There are, of course, the obstacles to consider. A million and one reasons why not. An entire book on being practical and settling for what quietly kills you in the name of caution. If you're not sure where to find this book, ask one of your parents, it's probably on their nightstand. This field guide to playing it safe is passed down through the generations.
It's an old book. Ancient. It is loaded with meticulously documented side notes about everything you've ever failed at, the times you were wrong, the projects left unfinished. It is written in your genetic code, replicated in your DNA. It has verses on being realistic and waxes poetic about not getting your hopes up.
It holds the generations and their death-bed laments, because that is what we do. We put off our biggest dreams, quiet our most burning desires, and we do what it is we think we must do instead of risking whatever it is we think is on the line if we dared to pursue a satisfying life. We put off the lives we want until we have put them off for so long that life has run out. We surrender to death long before the diagnosis is at hand. And we shrug our shoulders and wring our hands, claiming that the "if only," and "I wish I had" scenarios weren't possible, even though we never bothered to find out.
I want to burn that fucking book. I want to ban it from the inner sanctum of my psyche, watch the pages go up in flames Fahrenheit 451 style, and declare it obscene and immoral. I want to rewrite the code, and leave something less murderous as a guidebook for the generations.
I don't want to hear one more word about being realistic or accepting what is. Don't hand me your soiled laundry list of all of the ways I could fail. As if I haven't already. As if it killed me. As if I'm still not right here after failing more times than I can count. Don't say it like failing could be any worse than being seventy-seven years old and thinking about what could have been, and how god damn average and ordinary the last forty years were, because I played it safe, not pursuing the life I wanted, out of fear of disappointment.
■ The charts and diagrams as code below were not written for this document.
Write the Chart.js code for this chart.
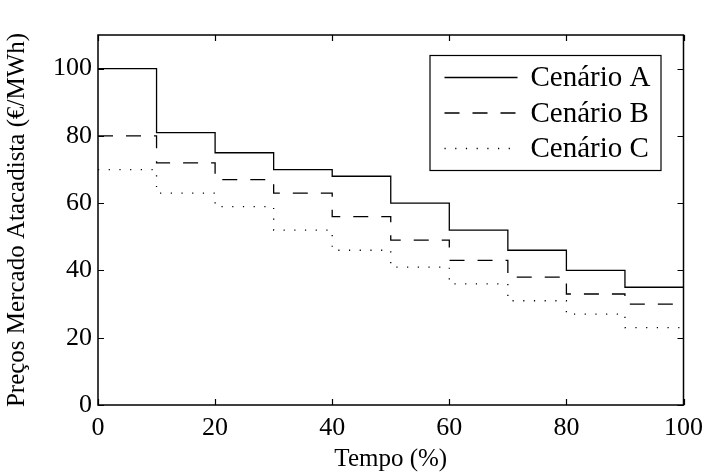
<!DOCTYPE html>
<html>
<head>
<meta charset="utf-8">
<script src="https://cdn.jsdelivr.net/npm/chart.js@4.4.0/dist/chart.umd.min.js"></script>
<style>
  html, body { margin: 0; padding: 0; background: #fff; }
  #wrap { width: 711px; height: 473px; }
</style>
</head>
<body>
<div id="wrap"><canvas id="c" width="711" height="473"></canvas></div>
<script>
// ---- data ----
const tempo = [0, 10, 20, 30, 40, 50, 60, 70, 80, 90, 100];
const cenarioA = [100, 81, 75, 70, 68, 60, 52, 46, 40, 35, 35];
const cenarioB = [80, 72, 67, 63, 56, 49, 43, 38, 33, 30, 30];
const cenarioC = [70, 63, 59, 52, 46, 41, 36, 31, 27, 23, 23];
const seriesNames = ['Cenário A', 'Cenário B', 'Cenário C'];
const xTicks = [0, 20, 40, 60, 80, 100];
const yTicks = [0, 20, 40, 60, 80, 100];
const xTitle = 'Tempo (%)';
const yTitle = 'Preços Mercado Atacadista (€/MWh)';

const FONT = 'Liberation Serif';
const toPts = (vals) => tempo.map((x, i) => ({ x: x, y: vals[i] }));
const dashes = [[], [15, 13], [1.2, 9.5]];

const datasets = [cenarioA, cenarioB, cenarioC].map((vals, i) => ({
  label: seriesNames[i],
  data: toPts(vals),
  borderColor: '#000',
  borderWidth: 1.3,
  borderDash: dashes[i],
  stepped: 'before',
  pointRadius: 0,
  fill: false,
  tension: 0
}));

const framePlugin = {
  id: 'frame',
  afterDraw(chart) {
    const ctx = chart.ctx;
    const a = chart.chartArea;
    const xs = chart.scales.x, ys = chart.scales.y;
    ctx.save();
    ctx.strokeStyle = '#000';
    ctx.lineWidth = 1.5;
    ctx.setLineDash([]);
    ctx.strokeRect(a.left, a.top, a.right - a.left, a.bottom - a.top);
    const tl = 6;
    ctx.lineWidth = 1.2;
    ctx.beginPath();
    xTicks.forEach(v => {
      const px = Math.round(xs.getPixelForValue(v)) + 0.5;
      ctx.moveTo(px, a.bottom); ctx.lineTo(px, a.bottom - tl);
      ctx.moveTo(px, a.top); ctx.lineTo(px, a.top + tl);
    });
    yTicks.forEach(v => {
      const py = Math.round(ys.getPixelForValue(v)) + 0.5;
      ctx.moveTo(a.left, py); ctx.lineTo(a.left + tl, py);
      ctx.moveTo(a.right, py); ctx.lineTo(a.right - tl, py);
    });
    ctx.stroke();

    // legend
    const bx = a.right - 254, by = a.top + 20, bw = 231, bh = 115;
    ctx.fillStyle = '#fff';
    ctx.fillRect(bx, by, bw, bh);
    ctx.lineWidth = 1.2;
    ctx.strokeRect(bx + 0.5, by + 0.5, bw, bh);
    ctx.font = '29px "' + FONT + '"';
    ctx.textBaseline = 'middle';
    ctx.textAlign = 'left';
    chart.data.datasets.forEach((ds, i) => {
      const cy = by + 22.5 + i * 35.5;
      ctx.beginPath();
      ctx.setLineDash(ds.borderDash);
      ctx.lineWidth = ds.borderWidth;
      ctx.moveTo(bx + 15, cy);
      ctx.lineTo(bx + 88, cy);
      ctx.stroke();
      ctx.setLineDash([]);
      ctx.fillStyle = '#000';
      ctx.fillText(ds.label, bx + 101, cy + 1);
    });
    ctx.restore();
  }
};

new Chart(document.getElementById('c'), {
  type: 'line',
  data: { datasets },
  options: {
    responsive: false,
    animation: false,
    events: [],
    layout: { padding: { top: 35, right: 25, left: 0, bottom: 0 } },
    plugins: { legend: { display: false }, tooltip: { enabled: false } },
    scales: {
      x: {
        type: 'linear', min: 0, max: 100,
        afterBuildTicks: (s) => { s.ticks = xTicks.map(v => ({ value: v })); },
        afterFit: (s) => { s.height = 68; },
        grid: { display: false, drawTicks: false },
        border: { display: false },
        ticks: { color: '#000', padding: 8, maxRotation: 0, autoSkip: false,
                 font: { family: FONT, size: 26 } },
        title: { display: true, text: xTitle, color: '#000',
                 font: { family: FONT, size: 25 }, padding: { top: 0, bottom: -1 } }
      },
      y: {
        type: 'linear', min: 0, max: 110,
        afterBuildTicks: (s) => { s.ticks = yTicks.map(v => ({ value: v })); },
        afterFit: (s) => { s.width = 98; },
        grid: { display: false, drawTicks: false },
        border: { display: false },
        ticks: { color: '#000', padding: 6, autoSkip: false,
                 font: { family: FONT, size: 26 } },
        title: { display: true, text: yTitle, color: '#000',
                 font: { family: FONT, size: 25 }, padding: { top: 2, bottom: 0 } }
      }
    }
  },
  plugins: [framePlugin]
});
</script>
</body>
</html>
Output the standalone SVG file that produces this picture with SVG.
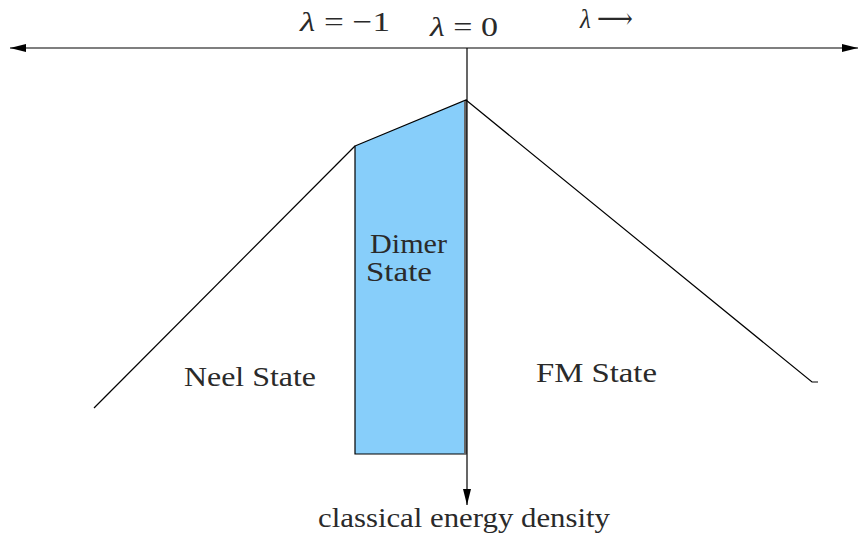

Jesus, Mary, and all things holy, please tell me what could possibly be more disappointing than that?
I have considered the obstacles. I have considered them at length. And I consider them nothing more than a stutter as I find my silenced yearnings, pull them from my throat, and shout out the one reason I have to do this and I have to do it now. I cannot wait another minute to begin.
I am never going to arrive at some magical, all conditions are perfect, now is the right time. No, not in a few years. No, not when the kids are grown. Not after retirement, hell no. Most certainly not someday. Now. This is my life and I am living it now.